TASK DESCRIPTION:
In the listing that follows, retype every line from the first through the one containing "const sourceText = 'NRC". Pictures are to be left out.

[Charts and diagrams as code]
════════════════════

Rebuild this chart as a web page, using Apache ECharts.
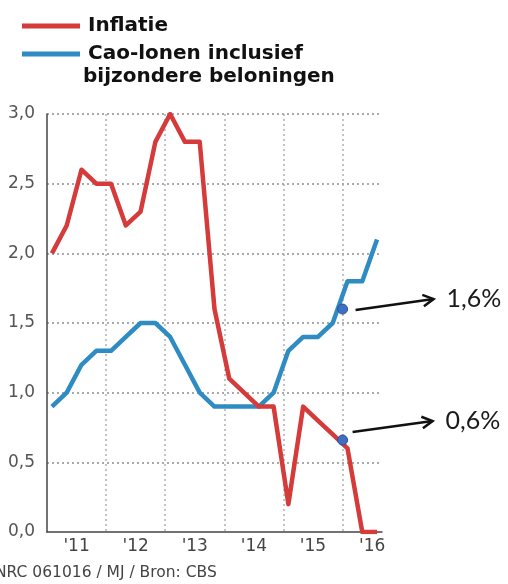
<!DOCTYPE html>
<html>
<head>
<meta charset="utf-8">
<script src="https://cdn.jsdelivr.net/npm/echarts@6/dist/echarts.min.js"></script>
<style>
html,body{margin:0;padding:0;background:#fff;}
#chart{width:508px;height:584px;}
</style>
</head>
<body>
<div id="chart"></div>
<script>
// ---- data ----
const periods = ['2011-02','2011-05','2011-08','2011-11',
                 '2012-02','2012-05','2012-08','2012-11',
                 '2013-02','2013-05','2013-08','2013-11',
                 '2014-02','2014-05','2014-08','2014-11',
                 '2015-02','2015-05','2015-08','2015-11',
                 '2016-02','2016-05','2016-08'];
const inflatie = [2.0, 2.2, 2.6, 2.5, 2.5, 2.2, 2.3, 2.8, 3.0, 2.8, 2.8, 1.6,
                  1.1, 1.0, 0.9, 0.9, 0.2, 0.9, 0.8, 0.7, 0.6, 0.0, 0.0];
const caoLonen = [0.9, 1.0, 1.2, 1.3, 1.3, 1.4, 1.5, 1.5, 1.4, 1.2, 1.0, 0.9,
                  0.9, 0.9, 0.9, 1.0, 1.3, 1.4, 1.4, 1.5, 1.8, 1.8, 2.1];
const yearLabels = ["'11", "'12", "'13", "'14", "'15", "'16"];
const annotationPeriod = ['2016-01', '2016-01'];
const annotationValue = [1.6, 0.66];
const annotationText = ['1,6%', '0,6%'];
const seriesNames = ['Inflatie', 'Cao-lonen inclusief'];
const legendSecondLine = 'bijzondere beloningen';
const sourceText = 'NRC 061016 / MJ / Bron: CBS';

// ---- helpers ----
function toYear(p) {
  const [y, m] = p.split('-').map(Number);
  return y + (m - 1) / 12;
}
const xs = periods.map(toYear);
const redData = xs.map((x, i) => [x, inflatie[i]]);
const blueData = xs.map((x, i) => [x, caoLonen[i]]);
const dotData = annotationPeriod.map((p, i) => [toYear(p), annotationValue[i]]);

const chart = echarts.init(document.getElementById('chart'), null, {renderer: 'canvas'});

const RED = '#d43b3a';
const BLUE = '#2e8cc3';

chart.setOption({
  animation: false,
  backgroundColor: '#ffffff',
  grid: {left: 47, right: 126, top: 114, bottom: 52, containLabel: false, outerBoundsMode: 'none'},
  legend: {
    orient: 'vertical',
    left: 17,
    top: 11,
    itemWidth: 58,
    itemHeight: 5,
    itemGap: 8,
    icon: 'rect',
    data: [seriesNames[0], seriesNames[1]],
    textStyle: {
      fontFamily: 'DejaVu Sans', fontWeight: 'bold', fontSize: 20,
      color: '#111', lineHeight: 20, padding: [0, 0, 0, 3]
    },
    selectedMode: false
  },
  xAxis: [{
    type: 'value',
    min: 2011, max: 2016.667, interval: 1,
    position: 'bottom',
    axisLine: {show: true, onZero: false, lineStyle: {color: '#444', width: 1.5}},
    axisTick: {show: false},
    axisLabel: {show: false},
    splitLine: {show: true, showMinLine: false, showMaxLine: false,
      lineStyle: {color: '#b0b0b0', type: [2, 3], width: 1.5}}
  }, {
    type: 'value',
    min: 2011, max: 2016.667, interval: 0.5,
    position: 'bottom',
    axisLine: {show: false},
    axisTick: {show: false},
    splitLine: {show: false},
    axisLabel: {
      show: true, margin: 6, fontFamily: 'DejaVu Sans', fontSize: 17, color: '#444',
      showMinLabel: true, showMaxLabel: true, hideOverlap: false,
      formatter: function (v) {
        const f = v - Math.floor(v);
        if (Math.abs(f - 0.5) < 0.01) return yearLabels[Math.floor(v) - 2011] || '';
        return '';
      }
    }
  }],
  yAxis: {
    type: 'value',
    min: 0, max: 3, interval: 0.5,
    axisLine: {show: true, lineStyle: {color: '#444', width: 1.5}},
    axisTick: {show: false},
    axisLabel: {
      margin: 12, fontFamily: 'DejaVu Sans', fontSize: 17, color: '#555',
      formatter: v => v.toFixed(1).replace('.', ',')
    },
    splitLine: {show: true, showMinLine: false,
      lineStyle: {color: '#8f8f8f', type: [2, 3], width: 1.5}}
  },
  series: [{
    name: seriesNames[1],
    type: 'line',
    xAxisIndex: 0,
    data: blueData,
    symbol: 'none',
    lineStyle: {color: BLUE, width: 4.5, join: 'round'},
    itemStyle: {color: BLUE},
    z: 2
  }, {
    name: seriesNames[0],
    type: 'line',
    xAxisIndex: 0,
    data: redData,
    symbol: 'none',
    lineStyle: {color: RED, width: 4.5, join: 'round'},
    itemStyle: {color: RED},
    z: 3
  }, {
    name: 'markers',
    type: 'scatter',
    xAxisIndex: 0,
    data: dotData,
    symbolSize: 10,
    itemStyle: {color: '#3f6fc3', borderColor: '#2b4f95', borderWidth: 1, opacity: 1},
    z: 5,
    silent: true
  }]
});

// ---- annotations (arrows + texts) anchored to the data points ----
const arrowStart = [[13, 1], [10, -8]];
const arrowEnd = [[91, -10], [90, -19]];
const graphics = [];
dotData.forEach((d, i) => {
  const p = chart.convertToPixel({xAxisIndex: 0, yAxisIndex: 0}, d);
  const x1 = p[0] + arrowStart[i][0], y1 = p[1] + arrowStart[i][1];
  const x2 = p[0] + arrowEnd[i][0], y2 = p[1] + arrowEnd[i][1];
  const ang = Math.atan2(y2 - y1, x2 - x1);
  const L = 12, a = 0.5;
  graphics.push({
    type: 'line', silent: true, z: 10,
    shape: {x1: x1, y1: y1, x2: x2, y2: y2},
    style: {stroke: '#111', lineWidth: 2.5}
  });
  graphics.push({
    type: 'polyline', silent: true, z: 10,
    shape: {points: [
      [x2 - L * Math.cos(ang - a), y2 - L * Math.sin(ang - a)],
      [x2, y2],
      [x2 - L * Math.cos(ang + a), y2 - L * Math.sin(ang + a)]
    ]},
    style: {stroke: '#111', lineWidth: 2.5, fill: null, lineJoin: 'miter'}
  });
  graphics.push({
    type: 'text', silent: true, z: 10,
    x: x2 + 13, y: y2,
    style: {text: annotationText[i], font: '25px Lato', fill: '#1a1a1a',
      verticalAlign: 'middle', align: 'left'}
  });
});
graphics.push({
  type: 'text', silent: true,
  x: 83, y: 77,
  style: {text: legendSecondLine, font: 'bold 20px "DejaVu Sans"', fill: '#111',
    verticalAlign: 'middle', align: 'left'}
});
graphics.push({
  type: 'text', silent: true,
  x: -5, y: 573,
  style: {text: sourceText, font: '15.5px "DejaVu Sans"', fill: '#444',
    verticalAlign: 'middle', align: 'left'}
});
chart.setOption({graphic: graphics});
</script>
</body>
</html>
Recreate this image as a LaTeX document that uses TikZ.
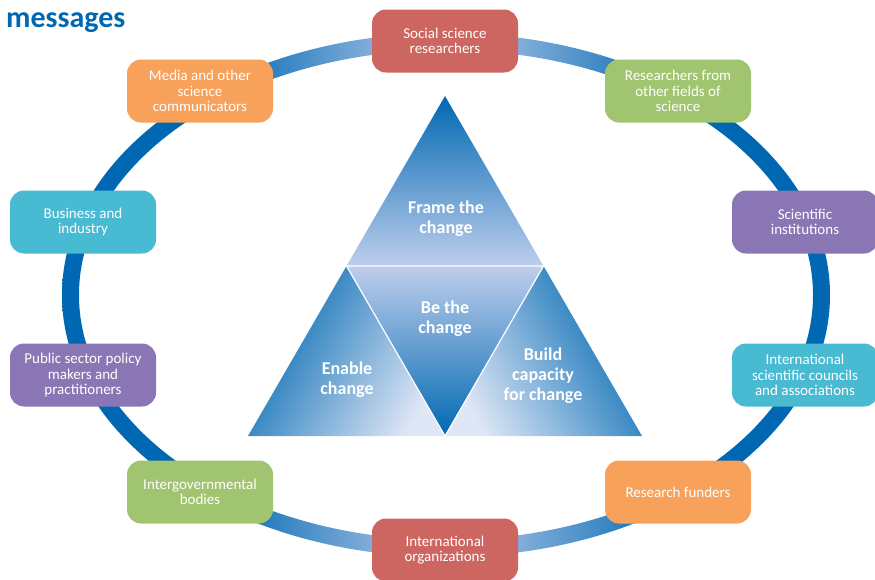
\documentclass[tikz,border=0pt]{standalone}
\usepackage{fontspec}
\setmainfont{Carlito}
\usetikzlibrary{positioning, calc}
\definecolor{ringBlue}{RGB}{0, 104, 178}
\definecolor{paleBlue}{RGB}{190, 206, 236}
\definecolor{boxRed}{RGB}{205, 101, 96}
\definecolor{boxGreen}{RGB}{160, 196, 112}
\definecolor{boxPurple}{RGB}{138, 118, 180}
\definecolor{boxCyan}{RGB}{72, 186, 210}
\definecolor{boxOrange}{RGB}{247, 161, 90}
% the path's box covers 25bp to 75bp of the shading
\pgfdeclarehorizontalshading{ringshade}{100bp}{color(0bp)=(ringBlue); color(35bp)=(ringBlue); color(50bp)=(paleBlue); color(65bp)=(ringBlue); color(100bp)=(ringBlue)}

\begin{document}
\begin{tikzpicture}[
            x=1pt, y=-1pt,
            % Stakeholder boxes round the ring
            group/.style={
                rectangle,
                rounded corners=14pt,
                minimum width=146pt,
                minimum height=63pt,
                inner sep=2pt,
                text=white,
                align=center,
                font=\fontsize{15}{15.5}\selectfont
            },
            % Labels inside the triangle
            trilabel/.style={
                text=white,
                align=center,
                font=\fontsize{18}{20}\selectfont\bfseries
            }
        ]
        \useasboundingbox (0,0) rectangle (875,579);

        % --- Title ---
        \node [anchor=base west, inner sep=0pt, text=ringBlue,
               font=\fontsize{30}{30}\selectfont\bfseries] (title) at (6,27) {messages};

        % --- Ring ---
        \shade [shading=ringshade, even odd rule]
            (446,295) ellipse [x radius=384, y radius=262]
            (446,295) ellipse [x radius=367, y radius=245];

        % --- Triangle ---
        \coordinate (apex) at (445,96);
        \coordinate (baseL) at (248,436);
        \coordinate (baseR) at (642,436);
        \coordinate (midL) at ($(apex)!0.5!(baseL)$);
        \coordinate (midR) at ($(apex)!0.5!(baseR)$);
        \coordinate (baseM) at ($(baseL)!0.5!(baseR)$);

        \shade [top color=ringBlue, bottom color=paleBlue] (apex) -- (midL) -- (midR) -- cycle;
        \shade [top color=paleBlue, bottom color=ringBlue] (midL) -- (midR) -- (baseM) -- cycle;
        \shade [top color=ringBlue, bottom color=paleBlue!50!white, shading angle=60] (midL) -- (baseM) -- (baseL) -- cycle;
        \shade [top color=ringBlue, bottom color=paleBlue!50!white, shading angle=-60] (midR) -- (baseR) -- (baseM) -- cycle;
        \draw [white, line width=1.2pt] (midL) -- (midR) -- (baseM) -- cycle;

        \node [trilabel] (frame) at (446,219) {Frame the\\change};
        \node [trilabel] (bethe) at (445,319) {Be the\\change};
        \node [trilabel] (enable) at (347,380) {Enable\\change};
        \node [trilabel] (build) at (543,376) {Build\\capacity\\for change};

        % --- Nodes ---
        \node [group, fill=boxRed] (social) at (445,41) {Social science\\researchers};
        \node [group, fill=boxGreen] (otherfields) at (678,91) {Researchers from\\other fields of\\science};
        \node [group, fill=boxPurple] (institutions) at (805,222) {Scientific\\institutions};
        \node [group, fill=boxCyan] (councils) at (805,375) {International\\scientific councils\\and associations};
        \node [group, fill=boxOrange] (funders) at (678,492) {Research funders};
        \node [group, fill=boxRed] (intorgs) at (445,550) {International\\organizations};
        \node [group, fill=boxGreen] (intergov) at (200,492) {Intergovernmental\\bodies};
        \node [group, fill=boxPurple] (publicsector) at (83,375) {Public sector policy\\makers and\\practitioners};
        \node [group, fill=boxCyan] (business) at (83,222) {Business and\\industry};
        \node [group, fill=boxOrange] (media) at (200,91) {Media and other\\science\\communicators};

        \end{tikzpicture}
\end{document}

════════════════════

FINISHED EXERCISE:
Rebuild this chart as a web page, using Apache ECharts.
<!DOCTYPE html>
<html>
<head>
<meta charset="utf-8">
<script src="https://cdn.jsdelivr.net/npm/echarts@6/dist/echarts.min.js"></script>
<style>
html,body{margin:0;padding:0;background:#fff;}
#chart{width:508px;height:584px;}
</style>
</head>
<body>
<div id="chart"></div>
<script>
// ---- data ----
const periods = ['2011-02','2011-05','2011-08','2011-11',
                 '2012-02','2012-05','2012-08','2012-11',
                 '2013-02','2013-05','2013-08','2013-11',
                 '2014-02','2014-05','2014-08','2014-11',
                 '2015-02','2015-05','2015-08','2015-11',
                 '2016-02','2016-05','2016-08'];
const inflatie = [2.0, 2.2, 2.6, 2.5, 2.5, 2.2, 2.3, 2.8, 3.0, 2.8, 2.8, 1.6,
                  1.1, 1.0, 0.9, 0.9, 0.2, 0.9, 0.8, 0.7, 0.6, 0.0, 0.0];
const caoLonen = [0.9, 1.0, 1.2, 1.3, 1.3, 1.4, 1.5, 1.5, 1.4, 1.2, 1.0, 0.9,
                  0.9, 0.9, 0.9, 1.0, 1.3, 1.4, 1.4, 1.5, 1.8, 1.8, 2.1];
const yearLabels = ["'11", "'12", "'13", "'14", "'15", "'16"];
const annotationPeriod = ['2016-01', '2016-01'];
const annotationValue = [1.6, 0.66];
const annotationText = ['1,6%', '0,6%'];
const seriesNames = ['Inflatie', 'Cao-lonen inclusief'];
const legendSecondLine = 'bijzondere beloningen';
const sourceText = 'NRC 061016 / MJ / Bron: CBS';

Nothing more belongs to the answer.